Cleaning up and preventing more “forever chemicals” remains subject to immensely complex and constantly evolving regulations in Alaska, the U.S. and globally. But for now a Juneau lawmaker is just hoping to prevent firefighters from using more such chemicals and people in Yakutat just want to feel safe drinking the water.
A general ban on PFAS (Per- and polyfluoroalkyl substances) chemicals for firefighting is proposed in a bill by state Sen. Jesse Kiehl, a Juneau Democrat who has unsuccessfully sought broader restrictions that included drinking water requirements during previous sessions. But he said this week an overhaul of water quality rules being issued by the Environmental Protection Agency that the state Department of Environmental Conservation indicates it will mirror resulted in the narrower focus of a bill he hopes has a greater chance of passage.
“With the DEC regulations, a lot more people will get clean drinking water,” he said. “With my bill there will be no new pollution.”
A high percentage of Alaska’s PFAS contamination is linked to flame retardant foam used by firefighters around airports and on military bases. Senate Bill 67 prohibits PFAS chemicals in firefighting except when a state fire marshal determines it is necessary for instances involving “oil or gas production, transmission, transportation, or refining.”
Kiehl said existing non-PFAS substances are not yet adequate to fight major fires in oil industry situations such as a North Slope refinery or the Exxon Valdez. There is also an exception for small rural communities that use small “load carts” to store firefighting chemicals, with a usage limit of 25 gallons a year.
Kiehl said while his bill doesn’t address the DEC’s drinking water rules, “I’m leaning on them to do better than four years ago” in terms of setting limits.
The state has mirrored federal PFAS regulations during the Dunleavy administration — reversing stricter rules enacted during the final days of former Gov. Bill Walker’s administration. The EPA last fall issued far stricter recommendations pending new regulations, which public comments are being accepted on until March.
The DEC, in a statement on its website dedicated to PFAS chemicals, suggests it will comply with the federal requirements.
“DEC supports the EPA’s efforts to address PFAS and reduce Alaskans’ exposure to these chemicals,” the state agency notes. “DEC will continue to work with the Alaska Department of Health, the Alaska Department of Transportation & Public Facilities, and our federal partners to interpret this new information as it applies to the people of Alaska.”
While there are scores of PFAS contaminated sites on the DEC’s current interactive map, only three communities in Southeast Alaska are included. The one with the most pressing current problem is Yakutat, a mostly Tlingit community with about 600 residents, which has been seeking a water pipeline between town and the airport so about 50 residences and some businesses don’t have to worry about the contamination site at the airport.
The town just received $5.1 million in the federal omnibus bill for the pipeline, although Borough Manager Jon Erickson said he’s also trying to get a $1.5 million loan from the state, which he hopes also will provide at least some of the 20% in matching funds required for the federal allocation. He said if all goes smoothly — far from a certainty for the remote community given current widespread problems such as workforce and supply chain issues —· he hopes engineering work on the project could begin this summer and the pipeline completed by late next year.

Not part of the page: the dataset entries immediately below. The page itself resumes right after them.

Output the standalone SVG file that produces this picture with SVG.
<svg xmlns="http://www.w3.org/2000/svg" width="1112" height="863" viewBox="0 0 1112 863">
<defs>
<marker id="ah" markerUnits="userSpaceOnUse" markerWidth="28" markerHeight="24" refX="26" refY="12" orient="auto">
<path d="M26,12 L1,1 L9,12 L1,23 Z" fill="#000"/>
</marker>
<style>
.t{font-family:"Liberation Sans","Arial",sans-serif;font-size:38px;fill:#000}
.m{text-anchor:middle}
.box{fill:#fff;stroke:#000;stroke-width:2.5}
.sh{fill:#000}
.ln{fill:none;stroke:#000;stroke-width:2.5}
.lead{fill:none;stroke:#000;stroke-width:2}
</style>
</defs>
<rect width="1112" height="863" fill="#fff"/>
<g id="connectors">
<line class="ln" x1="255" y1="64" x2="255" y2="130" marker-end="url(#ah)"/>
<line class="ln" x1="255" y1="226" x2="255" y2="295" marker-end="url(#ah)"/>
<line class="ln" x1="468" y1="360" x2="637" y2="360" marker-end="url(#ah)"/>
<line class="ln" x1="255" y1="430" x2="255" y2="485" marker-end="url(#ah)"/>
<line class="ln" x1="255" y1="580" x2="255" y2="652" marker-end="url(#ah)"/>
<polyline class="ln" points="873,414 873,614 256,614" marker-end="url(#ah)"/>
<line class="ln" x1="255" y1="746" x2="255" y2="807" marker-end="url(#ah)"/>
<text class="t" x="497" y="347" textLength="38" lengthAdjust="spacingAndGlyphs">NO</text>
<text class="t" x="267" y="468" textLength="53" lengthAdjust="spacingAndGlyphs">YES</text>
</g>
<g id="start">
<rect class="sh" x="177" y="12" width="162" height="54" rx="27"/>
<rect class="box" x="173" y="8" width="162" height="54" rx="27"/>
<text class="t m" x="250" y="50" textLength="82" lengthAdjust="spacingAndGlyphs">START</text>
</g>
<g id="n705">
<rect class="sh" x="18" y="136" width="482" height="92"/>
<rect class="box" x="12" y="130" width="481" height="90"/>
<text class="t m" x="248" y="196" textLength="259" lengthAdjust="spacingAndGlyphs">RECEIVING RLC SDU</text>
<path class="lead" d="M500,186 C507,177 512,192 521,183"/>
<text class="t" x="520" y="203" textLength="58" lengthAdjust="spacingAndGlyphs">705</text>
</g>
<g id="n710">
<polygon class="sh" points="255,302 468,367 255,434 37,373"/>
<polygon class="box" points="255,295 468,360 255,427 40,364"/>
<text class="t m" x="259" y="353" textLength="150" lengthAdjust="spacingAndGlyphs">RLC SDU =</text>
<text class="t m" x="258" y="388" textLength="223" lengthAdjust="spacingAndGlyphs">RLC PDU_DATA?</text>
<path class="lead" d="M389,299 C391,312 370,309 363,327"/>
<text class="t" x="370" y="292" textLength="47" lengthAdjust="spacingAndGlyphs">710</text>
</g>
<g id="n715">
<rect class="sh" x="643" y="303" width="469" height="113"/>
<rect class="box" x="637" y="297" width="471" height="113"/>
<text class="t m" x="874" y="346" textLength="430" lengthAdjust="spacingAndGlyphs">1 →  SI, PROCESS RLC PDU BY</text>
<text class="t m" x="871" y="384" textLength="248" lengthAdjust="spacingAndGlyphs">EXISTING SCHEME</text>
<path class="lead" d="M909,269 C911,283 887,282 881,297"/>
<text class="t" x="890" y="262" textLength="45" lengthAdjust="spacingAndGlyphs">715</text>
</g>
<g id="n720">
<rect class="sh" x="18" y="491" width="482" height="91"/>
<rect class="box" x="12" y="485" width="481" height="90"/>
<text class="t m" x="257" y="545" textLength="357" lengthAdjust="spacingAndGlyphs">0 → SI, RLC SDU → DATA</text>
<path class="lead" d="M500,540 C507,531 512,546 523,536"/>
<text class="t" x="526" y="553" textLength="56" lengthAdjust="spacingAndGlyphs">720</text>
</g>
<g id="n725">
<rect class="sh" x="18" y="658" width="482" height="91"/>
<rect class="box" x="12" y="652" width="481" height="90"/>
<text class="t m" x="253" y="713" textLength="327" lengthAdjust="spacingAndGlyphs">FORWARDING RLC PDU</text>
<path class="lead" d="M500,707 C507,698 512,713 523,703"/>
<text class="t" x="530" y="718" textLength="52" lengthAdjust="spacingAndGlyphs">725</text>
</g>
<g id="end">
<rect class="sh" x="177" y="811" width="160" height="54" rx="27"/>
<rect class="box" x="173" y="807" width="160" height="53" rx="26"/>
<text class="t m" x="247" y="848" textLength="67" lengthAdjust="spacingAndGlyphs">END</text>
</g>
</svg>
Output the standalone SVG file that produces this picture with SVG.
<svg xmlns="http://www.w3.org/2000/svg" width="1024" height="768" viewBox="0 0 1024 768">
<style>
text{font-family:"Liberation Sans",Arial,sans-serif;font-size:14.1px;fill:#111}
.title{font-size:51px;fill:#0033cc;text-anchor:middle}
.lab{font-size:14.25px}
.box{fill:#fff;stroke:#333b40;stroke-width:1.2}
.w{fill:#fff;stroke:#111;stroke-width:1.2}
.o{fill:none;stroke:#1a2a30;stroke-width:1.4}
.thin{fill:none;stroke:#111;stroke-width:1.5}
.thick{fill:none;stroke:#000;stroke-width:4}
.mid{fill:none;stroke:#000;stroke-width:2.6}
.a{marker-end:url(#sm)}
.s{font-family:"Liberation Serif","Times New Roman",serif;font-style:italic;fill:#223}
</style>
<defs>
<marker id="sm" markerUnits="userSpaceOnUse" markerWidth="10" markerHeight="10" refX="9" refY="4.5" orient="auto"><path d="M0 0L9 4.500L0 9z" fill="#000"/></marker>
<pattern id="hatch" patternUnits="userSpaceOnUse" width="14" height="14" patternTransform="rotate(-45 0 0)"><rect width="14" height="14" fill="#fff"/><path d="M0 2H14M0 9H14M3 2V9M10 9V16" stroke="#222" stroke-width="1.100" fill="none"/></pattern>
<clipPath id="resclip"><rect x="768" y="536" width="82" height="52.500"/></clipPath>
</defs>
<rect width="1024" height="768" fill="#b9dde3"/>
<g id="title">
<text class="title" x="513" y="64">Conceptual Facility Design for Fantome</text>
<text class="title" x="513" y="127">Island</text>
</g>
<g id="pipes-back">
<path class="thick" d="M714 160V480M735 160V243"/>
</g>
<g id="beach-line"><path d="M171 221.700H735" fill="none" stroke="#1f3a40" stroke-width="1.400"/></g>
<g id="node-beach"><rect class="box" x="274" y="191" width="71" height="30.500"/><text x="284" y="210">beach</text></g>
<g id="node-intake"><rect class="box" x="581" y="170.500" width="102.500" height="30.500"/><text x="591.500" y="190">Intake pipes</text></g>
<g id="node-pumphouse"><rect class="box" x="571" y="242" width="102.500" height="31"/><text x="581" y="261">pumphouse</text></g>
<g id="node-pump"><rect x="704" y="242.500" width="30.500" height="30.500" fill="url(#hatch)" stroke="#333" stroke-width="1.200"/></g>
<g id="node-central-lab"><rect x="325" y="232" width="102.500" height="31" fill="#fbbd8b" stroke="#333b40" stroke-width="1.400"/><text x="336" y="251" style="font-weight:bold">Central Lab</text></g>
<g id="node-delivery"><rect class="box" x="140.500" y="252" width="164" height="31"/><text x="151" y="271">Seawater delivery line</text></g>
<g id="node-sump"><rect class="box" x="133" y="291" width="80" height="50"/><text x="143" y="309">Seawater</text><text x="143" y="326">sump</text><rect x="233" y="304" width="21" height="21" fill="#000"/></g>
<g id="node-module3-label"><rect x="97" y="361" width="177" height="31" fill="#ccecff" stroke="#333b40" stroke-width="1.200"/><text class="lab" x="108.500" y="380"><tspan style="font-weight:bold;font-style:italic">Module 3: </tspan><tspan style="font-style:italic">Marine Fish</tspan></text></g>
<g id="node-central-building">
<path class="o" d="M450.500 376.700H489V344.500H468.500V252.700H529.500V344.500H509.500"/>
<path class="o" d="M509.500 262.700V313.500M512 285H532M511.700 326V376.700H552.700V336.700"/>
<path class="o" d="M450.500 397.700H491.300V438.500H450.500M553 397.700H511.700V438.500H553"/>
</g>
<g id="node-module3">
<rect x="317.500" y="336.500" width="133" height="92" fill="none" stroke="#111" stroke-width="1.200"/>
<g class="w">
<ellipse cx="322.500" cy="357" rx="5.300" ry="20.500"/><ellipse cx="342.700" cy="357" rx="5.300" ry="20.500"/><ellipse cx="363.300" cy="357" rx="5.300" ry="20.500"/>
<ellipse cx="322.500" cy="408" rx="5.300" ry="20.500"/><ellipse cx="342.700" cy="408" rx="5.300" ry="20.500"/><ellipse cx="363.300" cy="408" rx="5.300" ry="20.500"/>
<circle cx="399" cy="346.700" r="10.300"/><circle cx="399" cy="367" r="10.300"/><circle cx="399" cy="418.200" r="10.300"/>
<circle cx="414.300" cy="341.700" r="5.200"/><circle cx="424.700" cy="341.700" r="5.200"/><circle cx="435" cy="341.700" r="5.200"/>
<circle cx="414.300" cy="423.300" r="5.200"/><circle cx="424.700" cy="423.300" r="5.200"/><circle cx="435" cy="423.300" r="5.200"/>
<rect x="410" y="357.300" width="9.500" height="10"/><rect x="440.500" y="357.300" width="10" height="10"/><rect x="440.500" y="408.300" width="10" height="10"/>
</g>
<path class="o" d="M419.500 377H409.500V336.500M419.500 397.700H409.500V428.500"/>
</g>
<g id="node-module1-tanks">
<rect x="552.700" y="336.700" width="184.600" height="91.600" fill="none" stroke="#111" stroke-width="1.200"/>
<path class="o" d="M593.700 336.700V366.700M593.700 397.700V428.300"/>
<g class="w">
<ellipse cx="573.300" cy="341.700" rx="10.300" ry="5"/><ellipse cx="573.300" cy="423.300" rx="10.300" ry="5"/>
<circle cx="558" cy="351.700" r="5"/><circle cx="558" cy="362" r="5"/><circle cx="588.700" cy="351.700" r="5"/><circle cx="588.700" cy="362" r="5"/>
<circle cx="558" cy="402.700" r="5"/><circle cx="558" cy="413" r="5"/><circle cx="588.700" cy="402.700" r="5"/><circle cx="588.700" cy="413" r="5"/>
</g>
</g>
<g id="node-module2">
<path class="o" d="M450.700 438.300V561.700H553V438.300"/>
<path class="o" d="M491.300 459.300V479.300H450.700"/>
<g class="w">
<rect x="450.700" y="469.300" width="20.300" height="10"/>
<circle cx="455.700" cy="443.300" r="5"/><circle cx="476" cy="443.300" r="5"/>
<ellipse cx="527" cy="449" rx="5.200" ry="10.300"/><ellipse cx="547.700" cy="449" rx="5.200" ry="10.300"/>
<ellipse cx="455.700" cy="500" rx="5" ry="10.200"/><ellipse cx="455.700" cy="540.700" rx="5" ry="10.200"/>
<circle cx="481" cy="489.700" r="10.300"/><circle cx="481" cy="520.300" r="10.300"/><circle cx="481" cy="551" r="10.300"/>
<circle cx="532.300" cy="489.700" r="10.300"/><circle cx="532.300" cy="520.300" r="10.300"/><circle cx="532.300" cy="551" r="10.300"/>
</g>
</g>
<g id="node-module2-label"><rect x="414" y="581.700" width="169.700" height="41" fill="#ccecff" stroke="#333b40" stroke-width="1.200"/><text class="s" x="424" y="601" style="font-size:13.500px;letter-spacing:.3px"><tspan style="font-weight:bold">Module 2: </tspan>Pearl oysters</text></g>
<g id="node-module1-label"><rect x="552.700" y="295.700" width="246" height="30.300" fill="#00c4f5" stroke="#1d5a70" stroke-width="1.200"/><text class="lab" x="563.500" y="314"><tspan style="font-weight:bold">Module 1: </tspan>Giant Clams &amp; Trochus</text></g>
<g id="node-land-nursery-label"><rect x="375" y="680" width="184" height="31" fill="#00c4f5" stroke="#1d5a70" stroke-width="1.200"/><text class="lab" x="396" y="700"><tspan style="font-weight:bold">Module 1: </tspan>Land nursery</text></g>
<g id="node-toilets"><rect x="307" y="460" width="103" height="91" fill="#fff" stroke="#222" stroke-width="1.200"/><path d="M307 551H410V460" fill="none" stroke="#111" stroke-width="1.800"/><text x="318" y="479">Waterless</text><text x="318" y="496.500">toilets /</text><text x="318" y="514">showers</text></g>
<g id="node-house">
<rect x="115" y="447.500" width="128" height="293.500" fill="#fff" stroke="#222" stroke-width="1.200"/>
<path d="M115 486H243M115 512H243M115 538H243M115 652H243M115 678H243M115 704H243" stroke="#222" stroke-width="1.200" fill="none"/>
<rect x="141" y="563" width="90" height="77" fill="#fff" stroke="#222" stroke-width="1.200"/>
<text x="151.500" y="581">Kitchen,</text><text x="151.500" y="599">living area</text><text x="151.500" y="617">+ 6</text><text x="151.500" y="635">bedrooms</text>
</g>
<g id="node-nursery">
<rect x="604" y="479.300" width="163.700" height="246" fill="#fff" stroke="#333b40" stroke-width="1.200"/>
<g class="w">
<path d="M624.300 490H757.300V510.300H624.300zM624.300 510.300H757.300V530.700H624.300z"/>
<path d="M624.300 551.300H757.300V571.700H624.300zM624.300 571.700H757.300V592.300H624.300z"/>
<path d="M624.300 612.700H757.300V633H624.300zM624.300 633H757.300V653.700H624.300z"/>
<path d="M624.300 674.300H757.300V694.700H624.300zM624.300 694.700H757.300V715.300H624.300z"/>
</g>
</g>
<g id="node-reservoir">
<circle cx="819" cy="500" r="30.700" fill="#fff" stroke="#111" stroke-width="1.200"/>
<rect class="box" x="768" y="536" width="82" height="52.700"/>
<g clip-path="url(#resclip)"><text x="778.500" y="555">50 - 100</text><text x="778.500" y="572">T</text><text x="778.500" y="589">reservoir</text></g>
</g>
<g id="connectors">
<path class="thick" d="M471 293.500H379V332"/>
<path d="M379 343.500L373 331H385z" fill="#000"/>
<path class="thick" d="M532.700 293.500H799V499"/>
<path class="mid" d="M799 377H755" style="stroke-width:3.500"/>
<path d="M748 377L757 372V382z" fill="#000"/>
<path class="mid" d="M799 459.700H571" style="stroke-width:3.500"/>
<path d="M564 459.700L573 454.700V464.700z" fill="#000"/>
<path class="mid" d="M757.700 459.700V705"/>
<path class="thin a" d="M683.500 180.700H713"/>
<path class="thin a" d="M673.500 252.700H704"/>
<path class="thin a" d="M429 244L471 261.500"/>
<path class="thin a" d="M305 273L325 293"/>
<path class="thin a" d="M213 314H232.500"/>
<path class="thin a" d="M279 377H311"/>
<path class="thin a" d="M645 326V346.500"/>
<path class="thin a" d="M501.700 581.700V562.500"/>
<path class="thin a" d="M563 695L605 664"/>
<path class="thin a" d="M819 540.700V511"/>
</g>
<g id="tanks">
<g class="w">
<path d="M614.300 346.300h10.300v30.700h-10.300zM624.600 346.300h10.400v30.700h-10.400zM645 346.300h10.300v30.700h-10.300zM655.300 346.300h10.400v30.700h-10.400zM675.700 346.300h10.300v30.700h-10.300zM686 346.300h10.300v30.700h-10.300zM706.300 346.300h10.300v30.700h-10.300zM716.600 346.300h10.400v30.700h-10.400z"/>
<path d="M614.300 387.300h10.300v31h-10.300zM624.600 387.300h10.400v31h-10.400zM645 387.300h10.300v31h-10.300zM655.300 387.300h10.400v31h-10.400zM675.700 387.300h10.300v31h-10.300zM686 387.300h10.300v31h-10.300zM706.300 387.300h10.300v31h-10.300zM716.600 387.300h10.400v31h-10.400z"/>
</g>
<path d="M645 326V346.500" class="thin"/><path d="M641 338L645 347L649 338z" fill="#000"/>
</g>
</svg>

Meanwhile, among the hardships is Yakutat Lodge near the airport has had to cope during recent seasons by having the state Department of Transporation provide bottled water for all essential uses, Erickson said.
Gustavus also experienced significant PFAS issues with contamination discovered several years ago at two sites, although remedial efforts suggest there’s no official current measurements showing drinking water is unsafe. Juneau has three listed sites — two at the airport and one at Hagevig fire training center — but Fire Chief Rich Etheridge stated in an email Thursday recent surveys of all properties within a half mile of the training center “found no one in the area using well water for drinking any longer reducing the impact to the community.”
“This year there are plans to install 12 additional monitoring wells to better track the extant of the PFAS spread,” he wrote.
The city has shifted to less-impactful, but not 100% environmentally safe, firefighting foams during the past several years, which is “the only foam approved by the FAA for Airport Crash Fire Rescue Firefighting,” Etheridge stated.
“We do not discharge it unless there is an emergency,” he wrote, adding “CBJ is doing a fantastic job monitoring the impacts and following the state and federal laws and regulations for monitoring and mediation. Regulations and requirements are in continual flux. We are currently looking at SB 67 to see what potential impacts there might be on our operations.”